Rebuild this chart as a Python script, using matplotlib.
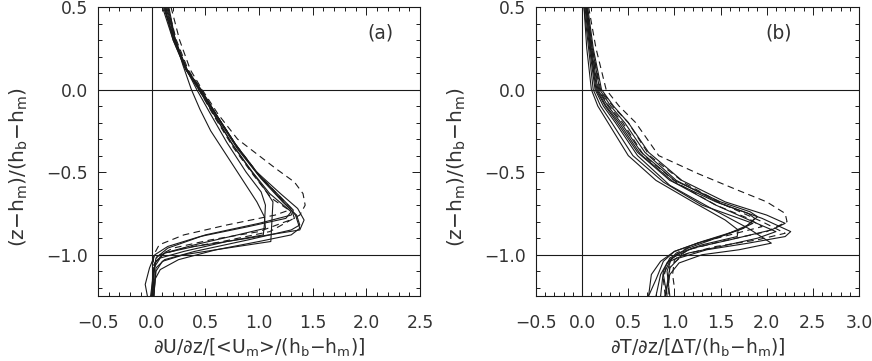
import numpy as np
import matplotlib
matplotlib.use("Agg")
import matplotlib.pyplot as plt
from matplotlib.ticker import MultipleLocator

plt.rcParams['font.family'] = ['DejaVu Sans']
plt.rcParams['mathtext.fontset'] = 'dejavusans'

# ---- panel (a): dU/dz profiles (x, y)
a_s1 = [(0.16, 0.5), (0.22, 0.3), (0.29, 0.15), (0.37, 0.0), (0.45, -0.12), (0.55, -0.25), (0.70, -0.4),
        (0.85, -0.55), (0.98, -0.68), (1.05, -0.77), (1.06, -0.84), (0.80, -0.88), (0.40, -0.94),
        (0.12, -0.99), (0.04, -1.04), (0.01, -1.12), (0.0, -1.25)]
a_s2 = [(0.13, 0.5), (0.22, 0.3), (0.32, 0.12), (0.44, 0.0), (0.58, -0.15), (0.74, -0.32), (0.90, -0.47),
        (1.05, -0.6), (1.13, -0.68), (1.12, -0.80), (1.11, -0.92), (0.70, -0.96), (0.30, -1.0),
        (0.10, -1.04), (0.04, -1.1), (0.02, -1.25)]
a_s3 = [(0.12, 0.5), (0.21, 0.3), (0.33, 0.12), (0.45, 0.0), (0.60, -0.15), (0.78, -0.33), (0.98, -0.5),
        (1.20, -0.63), (1.36, -0.72), (1.42, -0.79), (1.38, -0.85), (0.90, -0.90), (0.40, -0.95),
        (0.12, -0.99), (0.03, -1.05), (0.01, -1.25)]
a_s4 = [(0.14, 0.5), (0.22, 0.3), (0.33, 0.12), (0.46, 0.0), (0.62, -0.17), (0.80, -0.35), (1.00, -0.52),
        (1.20, -0.65), (1.32, -0.73), (1.30, -0.76), (1.00, -0.81), (0.50, -0.88), (0.15, -0.96),
        (0.04, -1.02), (0.02, -1.1), (-0.01, -1.25)]
a_s5 = [(0.10, 0.5), (0.20, 0.3), (0.32, 0.12), (0.45, 0.0), (0.60, -0.16), (0.80, -0.36), (1.02, -0.54),
        (1.22, -0.68), (1.35, -0.76), (1.38, -0.82), (1.30, -0.85), (0.90, -0.91), (0.40, -0.98),
        (0.12, -1.03), (0.04, -1.08), (0.02, -1.25)]
a_s6 = [(0.15, 0.5), (0.22, 0.3), (0.31, 0.14), (0.42, 0.0), (0.55, -0.15), (0.70, -0.32), (0.88, -0.5),
        (1.02, -0.62), (1.06, -0.7), (1.05, -0.82), (1.04, -0.88), (0.70, -0.92), (0.30, -0.98),
        (0.08, -1.02), (0.02, -1.08), (0.0, -1.25)]
a_s7 = [(0.11, 0.5), (0.21, 0.3), (0.33, 0.12), (0.46, 0.0), (0.61, -0.16), (0.80, -0.35), (1.00, -0.52),
        (1.20, -0.66), (1.34, -0.76), (1.38, -0.84), (1.30, -0.88), (1.00, -0.92), (0.60, -0.97),
        (0.25, -1.03), (0.08, -1.09), (0.03, -1.15), (0.02, -1.25)]
a_s8 = [(0.12, 0.5), (0.20, 0.3), (0.31, 0.13), (0.44, 0.0), (0.58, -0.15), (0.76, -0.34), (0.94, -0.5),
        (1.10, -0.63), (1.30, -0.74), (1.25, -0.78), (0.90, -0.83), (0.45, -0.89), (0.15, -0.95),
        (0.03, -1.0), (-0.02, -1.08), (-0.06, -1.18), (-0.04, -1.25)]
a_d1 = [(0.18, 0.5), (0.26, 0.3), (0.36, 0.12), (0.47, 0.0), (0.62, -0.15), (0.80, -0.3), (0.96, -0.38),
        (1.16, -0.48), (1.33, -0.56), (1.41, -0.63), (1.43, -0.70), (1.38, -0.76), (1.10, -0.86),
        (0.66, -0.92), (0.30, -0.96), (0.08, -1.0), (0.02, -1.06), (0.01, -1.25)]
a_d2 = [(0.13, 0.5), (0.21, 0.3), (0.32, 0.13), (0.44, 0.0), (0.58, -0.16), (0.76, -0.35), (0.95, -0.52),
        (1.12, -0.66), (1.28, -0.73), (1.15, -0.76), (0.70, -0.82), (0.30, -0.88), (0.07, -0.94),
        (0.02, -1.0), (0.01, -1.1), (0.01, -1.25)]
a_d3 = [(0.15, 0.5), (0.23, 0.3), (0.34, 0.12), (0.46, 0.0), (0.60, -0.15), (0.78, -0.33), (0.98, -0.5),
        (1.18, -0.64), (1.30, -0.72), (1.33, -0.78), (1.00, -0.86), (0.55, -0.91), (0.20, -0.96),
        (0.05, -1.01), (0.02, -1.1), (0.02, -1.25)]

# ---- panel (b): dT/dz profiles
b_s1 = [(0.02, 0.5), (0.05, 0.25), (0.10, 0.0), (0.17, -0.1), (0.28, -0.2), (0.50, -0.4), (0.80, -0.55),
        (1.20, -0.68), (1.55, -0.79), (1.69, -0.85), (1.68, -0.89), (1.30, -0.94), (1.05, -0.99),
        (0.92, -1.05), (0.85, -1.12), (0.80, -1.25)]
b_s2 = [(0.04, 0.5), (0.09, 0.25), (0.15, 0.0), (0.25, -0.1), (0.38, -0.2), (0.60, -0.38), (0.95, -0.55),
        (1.45, -0.68), (1.80, -0.75), (1.87, -0.78), (1.80, -0.82), (1.55, -0.88), (1.25, -0.93),
        (1.00, -0.98), (0.88, -1.04), (0.80, -1.15), (0.72, -1.25)]
b_s3 = [(0.05, 0.5), (0.10, 0.25), (0.17, 0.0), (0.28, -0.1), (0.42, -0.2), (0.64, -0.38), (1.00, -0.55),
        (1.50, -0.68), (1.82, -0.74), (1.90, -0.77), (1.75, -0.84), (1.45, -0.90), (1.15, -0.96),
        (0.95, -1.02), (0.88, -1.1), (0.85, -1.25)]
b_s4 = [(0.06, 0.5), (0.12, 0.25), (0.21, 0.0), (0.34, -0.1), (0.50, -0.2), (0.72, -0.38), (1.08, -0.55),
        (1.55, -0.68), (2.00, -0.76), (2.20, -0.81), (2.05, -0.85), (1.60, -0.91), (1.20, -0.96),
        (0.97, -1.02), (0.92, -1.1), (0.95, -1.25)]
b_s5 = [(0.05, 0.5), (0.11, 0.25), (0.19, 0.0), (0.31, -0.1), (0.46, -0.2), (0.68, -0.38), (1.02, -0.55),
        (1.50, -0.69), (1.95, -0.78), (2.26, -0.86), (2.20, -0.89), (1.80, -0.93), (1.35, -0.97),
        (1.05, -1.02), (0.95, -1.08), (0.90, -1.25)]
b_s6 = [(0.03, 0.5), (0.08, 0.25), (0.14, 0.0), (0.23, -0.1), (0.36, -0.2), (0.60, -0.4), (0.95, -0.58),
        (1.40, -0.72), (1.80, -0.84), (2.05, -0.93), (1.70, -0.97), (1.30, -1.0), (1.05, -1.05),
        (0.95, -1.12), (0.90, -1.25)]
b_s7 = [(0.02, 0.5), (0.07, 0.25), (0.12, 0.0), (0.20, -0.1), (0.32, -0.2), (0.55, -0.4), (0.88, -0.56),
        (1.30, -0.70), (1.70, -0.78), (1.85, -0.81), (1.70, -0.85), (1.30, -0.92), (1.00, -0.98),
        (0.85, -1.04), (0.75, -1.12), (0.72, -1.25)]
b_s8 = [(0.04, 0.5), (0.09, 0.25), (0.16, 0.0), (0.26, -0.1), (0.40, -0.2), (0.63, -0.39), (0.99, -0.56),
        (1.45, -0.70), (1.85, -0.80), (2.10, -0.86), (1.90, -0.90), (1.50, -0.95), (1.15, -0.99),
        (0.95, -1.04), (0.88, -1.12), (0.92, -1.25)]
b_d1 = [(0.07, 0.5), (0.15, 0.25), (0.26, 0.0), (0.40, -0.1), (0.58, -0.2), (0.83, -0.40), (1.26, -0.51),
        (1.69, -0.61), (2.00, -0.68), (2.20, -0.75), (2.22, -0.80), (2.00, -0.86), (1.50, -0.92),
        (1.15, -0.97), (1.00, -1.03), (0.98, -1.12), (1.00, -1.20)]
b_d2 = [(0.05, 0.5), (0.11, 0.25), (0.20, 0.0), (0.33, -0.1), (0.50, -0.2), (0.73, -0.4), (1.12, -0.57),
        (1.55, -0.70), (1.95, -0.80), (2.20, -0.87), (1.90, -0.91), (1.45, -0.95), (1.10, -1.0),
        (0.95, -1.07), (0.93, -1.25)]
b_d3 = [(0.04, 0.5), (0.10, 0.25), (0.18, 0.0), (0.29, -0.1), (0.44, -0.2), (0.67, -0.4), (1.04, -0.57),
        (1.45, -0.70), (1.80, -0.78), (1.95, -0.83), (1.60, -0.88), (1.25, -0.93), (1.02, -0.99),
        (0.92, -1.05), (0.88, -1.15), (0.90, -1.25)]

a_solid = [a_s1, a_s2, a_s3, a_s4, a_s5, a_s6, a_s7, a_s8]
a_dashed = [a_d1, a_d2, a_d3]
b_solid = [b_s1, b_s2, b_s3, b_s4, b_s5, b_s6, b_s7, b_s8]
b_dashed = [b_d1, b_d2, b_d3]

ylabel = '(z\u2212h$_\\mathrm{m}$)/(h$_\\mathrm{b}$\u2212h$_\\mathrm{m}$)'
a_xlabel = '\u2202U/\u2202z/[<U$_\\mathrm{m}$>/(h$_\\mathrm{b}$\u2212h$_\\mathrm{m}$)]'
b_xlabel = '\u2202T/\u2202z/[\u0394T/(h$_\\mathrm{b}$\u2212h$_\\mathrm{m}$)]'

line_col = '#1a1a1a'
txt_col = '#333333'


def draw_panel(ax, solid, dashed, xmax, tag, xlabel):
    for c in solid:
        c = np.array(c)
        ax.plot(c[:, 0], c[:, 1], color=line_col, lw=0.8)
    for c in dashed:
        c = np.array(c)
        ax.plot(c[:, 0], c[:, 1], color=line_col, lw=0.8, dashes=(6, 4))
    ax.axhline(0.0, color=line_col, lw=0.8)
    ax.axhline(-1.0, color=line_col, lw=0.8)
    ax.axvline(0.0, color=line_col, lw=0.8)
    ax.set_xlim(-0.5, xmax)
    ax.set_ylim(-1.25, 0.5)
    ax.xaxis.set_major_locator(MultipleLocator(0.5))
    ax.xaxis.set_minor_locator(MultipleLocator(0.1))
    ax.yaxis.set_major_locator(MultipleLocator(0.5))
    ax.yaxis.set_minor_locator(MultipleLocator(0.1))
    ax.tick_params(which='both', direction='in', top=True, right=True,
                   colors=line_col, labelcolor=txt_col, labelsize=12.3, width=0.7)
    ax.tick_params(which='major', length=6)
    ax.tick_params(which='minor', length=3)
    ax.tick_params(axis='x', pad=13)
    ax.tick_params(axis='y', pad=7)
    for s in ax.spines.values():
        s.set_linewidth(0.8)
        s.set_color(line_col)
    ax.text(2.13, 0.34, tag, fontsize=13.5, color=txt_col, ha='center', va='center')
    ax.text(0.5, -0.18, xlabel, transform=ax.transAxes, ha='center', va='center',
            fontsize=13.5, color=txt_col)
    ax.text(-0.245, 0.446, ylabel, transform=ax.transAxes, ha='center', va='center',
            rotation=90, fontsize=14.5, color=txt_col)


fig = plt.figure(figsize=(8.72, 3.61), dpi=100)
ax1 = fig.add_axes([98 / 872, 65 / 361, 322 / 872, 289 / 361])
ax2 = fig.add_axes([536 / 872, 65 / 361, 323 / 872, 289 / 361])

draw_panel(ax1, a_solid, a_dashed, 2.5, '(a)', a_xlabel)
draw_panel(ax2, b_solid, b_dashed, 3.0, '(b)', b_xlabel)

fig.savefig('out.png', dpi=100)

[WHAT IS EXPECTED] Your task is to reproduce exactly the lines from the start of the data above through the line containing "plt.rcParams['mathtext.fontset'] = 'dejavusans'", leaving every picture out.

[CORRECT RESULT]
Rebuild this chart as a Python script, using matplotlib.
import numpy as np
import matplotlib
matplotlib.use("Agg")
import matplotlib.pyplot as plt
from matplotlib.ticker import MultipleLocator

plt.rcParams['font.family'] = ['DejaVu Sans']
plt.rcParams['mathtext.fontset'] = 'dejavusans'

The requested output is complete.